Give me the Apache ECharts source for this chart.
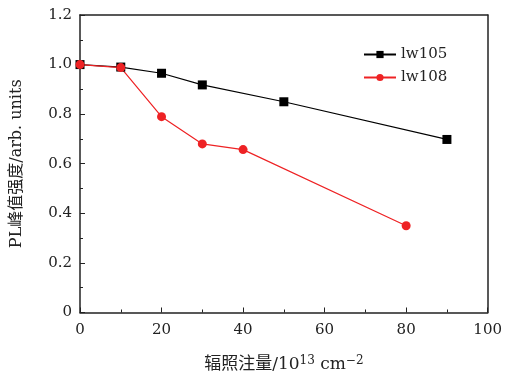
<!DOCTYPE html>
<html>
<head>
<meta charset="utf-8">
<script src="https://cdn.jsdelivr.net/npm/echarts@6/dist/echarts.min.js"></script>
<style>
  html, body { margin: 0; padding: 0; background: #fff; }
  #chart { width: 505px; height: 378px; }
</style>
</head>
<body>
<div id="chart"></div>
<script>
// 数据：辐照注量 与 PL 峰值强度
const dose105 = [0, 10, 20, 30, 50, 90];
const pl105 = [1.0, 0.99, 0.965, 0.918, 0.85, 0.698];
const dose108 = [0, 10, 20, 30, 40, 80];
const pl108 = [1.0, 0.988, 0.79, 0.68, 0.657, 0.35];

const serif = '"DejaVu Serif", "Noto Sans CJK SC", serif';

const chart = echarts.init(document.getElementById('chart'));

const option = {
  animation: false,
  grid: { left: 80, right: 16, top: 15, bottom: 63 },
  legend: {
    orient: 'vertical',
    left: 358,
    top: 42,
    itemWidth: 32,
    itemHeight: 9,
    itemGap: 8,
    textStyle: { fontFamily: serif, fontSize: 15, color: '#222' },
    data: ['lw105', 'lw108']
  },
  xAxis: [{
    type: 'value',
    min: 0, max: 100, interval: 20,
    axisLine: { lineStyle: { color: '#222', width: 1.5 } },
    axisTick: { inside: true, length: 5, lineStyle: { color: '#222' } },
    minorTick: { show: true, splitNumber: 2, length: 3, lineStyle: { color: '#222' } },
    splitLine: { show: false },
    axisLabel: { fontFamily: serif, fontSize: 15, color: '#222', margin: 10 },
    name: '辐照注量/10{sup|13} cm{sup|−2}',
    nameLocation: 'middle',
    nameGap: 42,
    nameTextStyle: {
      fontFamily: serif, fontSize: 17, color: '#222',
      rich: { sup: { fontFamily: serif, fontSize: 12, color: '#222', verticalAlign: 'top', padding: [0, 0, 8, 0] } }
    }
  }, {
    type: 'value', position: 'top', min: 0, max: 100,
    axisLine: { show: true, onZero: false, lineStyle: { color: '#222', width: 1.5 } },
    axisTick: { show: false }, axisLabel: { show: false }, splitLine: { show: false }
  }],
  yAxis: [{
    type: 'value',
    min: 0, max: 1.2, interval: 0.2,
    axisLine: { show: true, lineStyle: { color: '#222', width: 1.5 } },
    axisTick: { show: true, inside: true, length: 5, lineStyle: { color: '#222' } },
    minorTick: { show: true, splitNumber: 2, length: 3, lineStyle: { color: '#222' } },
    splitLine: { show: false },
    axisLabel: {
      fontFamily: serif, fontSize: 15, color: '#222', margin: 8,
      formatter: v => v === 0 ? '0' : v.toFixed(1)
    },
    name: 'PL峰值强度/arb. units',
    nameLocation: 'middle',
    nameGap: 55,
    nameTextStyle: { fontFamily: serif, fontSize: 16, color: '#222' }
  }, {
    type: 'value', position: 'right', min: 0, max: 1.2,
    axisLine: { show: true, onZero: false, lineStyle: { color: '#222', width: 1.5 } },
    axisTick: { show: false }, axisLabel: { show: false }, splitLine: { show: false }
  }],
  series: [{
    name: 'lw105',
    type: 'line',
    data: dose105.map((d, i) => [d, pl105[i]]),
    symbol: 'rect',
    symbolSize: 9,
    itemStyle: { color: '#000' },
    lineStyle: { color: '#000', width: 1.2 }
  }, {
    name: 'lw108',
    type: 'line',
    data: dose108.map((d, i) => [d, pl108[i]]),
    symbol: 'circle',
    symbolSize: 9,
    itemStyle: { color: '#ee2224' },
    lineStyle: { color: '#ee2224', width: 1.2 }
  }]
};

chart.setOption(option);
</script>
</body>
</html>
-=-=-=-=-
• DIRECTION: Omit pictures; set down the rest of the material word for word.

• REPLY:
Give me the Apache ECharts source for this chart.
<!DOCTYPE html>
<html>
<head>
<meta charset="utf-8">
<script src="https://cdn.jsdelivr.net/npm/echarts@6/dist/echarts.min.js"></script>
<style>
  html, body { margin: 0; padding: 0; background: #fff; }
  #chart { width: 505px; height: 378px; }
</style>
</head>
<body>
<div id="chart"></div>
<script>
// 数据：辐照注量 与 PL 峰值强度
const dose105 = [0, 10, 20, 30, 50, 90];
const pl105 = [1.0, 0.99, 0.965, 0.918, 0.85, 0.698];
const dose108 = [0, 10, 20, 30, 40, 80];
const pl108 = [1.0, 0.988, 0.79, 0.68, 0.657, 0.35];

const serif = '"DejaVu Serif", "Noto Sans CJK SC", serif';

const chart = echarts.init(document.getElementById('chart'));

const option = {
  animation: false,
  grid: { left: 80, right: 16, top: 15, bottom: 63 },
  legend: {
    orient: 'vertical',
    left: 358,
    top: 42,
    itemWidth: 32,
    itemHeight: 9,
    itemGap: 8,
    textStyle: { fontFamily: serif, fontSize: 15, color: '#222' },
    data: ['lw105', 'lw108']
  },
  xAxis: [{
    type: 'value',
    min: 0, max: 100, interval: 20,
    axisLine: { lineStyle: { color: '#222', width: 1.5 } },
    axisTick: { inside: true, length: 5, lineStyle: { color: '#222' } },
    minorTick: { show: true, splitNumber: 2, length: 3, lineStyle: { color: '#222' } },
    splitLine: { show: false },
    axisLabel: { fontFamily: serif, fontSize: 15, color: '#222', margin: 10 },
    name: '辐照注量/10{sup|13} cm{sup|−2}',
    nameLocation: 'middle',
    nameGap: 42,
    nameTextStyle: {
      fontFamily: serif, fontSize: 17, color: '#222',
      rich: { sup: { fontFamily: serif, fontSize: 12, color: '#222', verticalAlign: 'top', padding: [0, 0, 8, 0] } }
    }
  }, {
    type: 'value', position: 'top', min: 0, max: 100,
    axisLine: { show: true, onZero: false, lineStyle: { color: '#222', width: 1.5 } },
    axisTick: { show: false }, axisLabel: { show: false }, splitLine: { show: false }
  }],
  yAxis: [{
    type: 'value',
    min: 0, max: 1.2, interval: 0.2,
    axisLine: { show: true, lineStyle: { color: '#222', width: 1.5 } },
    axisTick: { show: true, inside: true, length: 5, lineStyle: { color: '#222' } },
    minorTick: { show: true, splitNumber: 2, length: 3, lineStyle: { color: '#222' } },
    splitLine: { show: false },
    axisLabel: {
      fontFamily: serif, fontSize: 15, color: '#222', margin: 8,
      formatter: v => v === 0 ? '0' : v.toFixed(1)
    },
    name: 'PL峰值强度/arb. units',
    nameLocation: 'middle',
    nameGap: 55,
    nameTextStyle: { fontFamily: serif, fontSize: 16, color: '#222' }
  }, {
    type: 'value', position: 'right', min: 0, max: 1.2,
    axisLine: { show: true, onZero: false, lineStyle: { color: '#222', width: 1.5 } },
    axisTick: { show: false }, axisLabel: { show: false }, splitLine: { show: false }
  }],
  series: [{
    name: 'lw105',
    type: 'line',
    data: dose105.map((d, i) => [d, pl105[i]]),
    symbol: 'rect',
    symbolSize: 9,
    itemStyle: { color: '#000' },
    lineStyle: { color: '#000', width: 1.2 }
  }, {
    name: 'lw108',
    type: 'line',
    data: dose108.map((d, i) => [d, pl108[i]]),
    symbol: 'circle',
    symbolSize: 9,
    itemStyle: { color: '#ee2224' },
    lineStyle: { color: '#ee2224', width: 1.2 }
  }]
};

chart.setOption(option);
</script>
</body>
</html>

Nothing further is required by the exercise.